The bottom line is that the licence holder must be seen to be using the narrowboat for a genuine cruise and that unacceptable reasons for staying in a neighbourhood or locality for longer than 14 days are the need to stay within commuting distance of a place of work or study.
Narrowboat Licenses… And Houseboats?
There is a class of licence known as a Houseboat Certificate (HBC). To qualify as a houseboat, the Canal & River Trust have the following definition in their terms & conditions:
“Houseboat means a boat whose predominant use is for a purpose other than navigation and which, if required for the purpose, has planning permission, for the site where it is moored. A Houseboat may be used for navigation from time to time provided it does not become its predominant use.”
A Houseboat Certificate is only issued in conjunction with a CRT long term mooring agreement and the two run concurrently with the same expiration dates. At the moment, the cost of a HBC is the same as a Standard Licence but the CRT have suggested this could be reviewed in future to make the cost of the HBC more expensive. It is the case that the British waterways Act 1995 enables the HBC holder to assign any unexpired portion of the certificate to the new owner of the boat when it is sold. In addition to this, the historical policy of the waterways authority has been to allow the associated mooring agreement to be transferred as well.
The consequence of this has been that licensed houseboats and their associated moorings not only rarely come onto the open market but also their values have been inflated by this rarity. The licensing authority was concerned that they would not be able to assess true value/income from these moorings so in 2010 they decided to change the assignment rules. Here is the definition, taken from CRT documentation:
“Customers who purchased a HBC after 31/7/2010 for the first time for a boat which didn’t have a HBC for the same mooring site immediately prior to their purchase of it will be entitled to assign only up to the expiry of the current licence. In other words, from 31/7/2010 if you choose to purchase a HBC without having taken over a boat on a mooring that already has a HBC, when you come to sell the boat, you will only be able to assign the associated mooring permit up until its next expiry date.
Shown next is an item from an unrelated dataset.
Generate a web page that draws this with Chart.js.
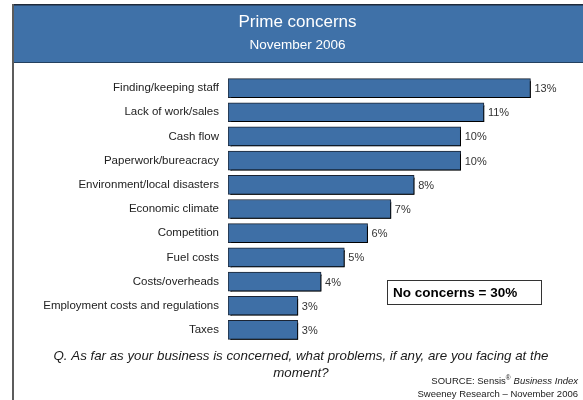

At that point, you must vacate the mooring and we will offer it for auction. The new owner may of course take part in the auction if they wish to secure a mooring at the same location”
It seems that this ruling is not applied retrospectively so any boats issued with an HBC and long term mooring prior to August 2010 will continue to be assessed in the old way, at least for the time being. It is inevitable that rulings related to residential liveaboard boats will continue to evolve so long as more & more of us choose the canals & rivers as our primary residence.
So that’s that! If you are the owner of a HBC you will be more than aware of the recent changes and if you are not an owner of one, check very carefully with the CRT and local authority to ensure it is a path you want to pursue.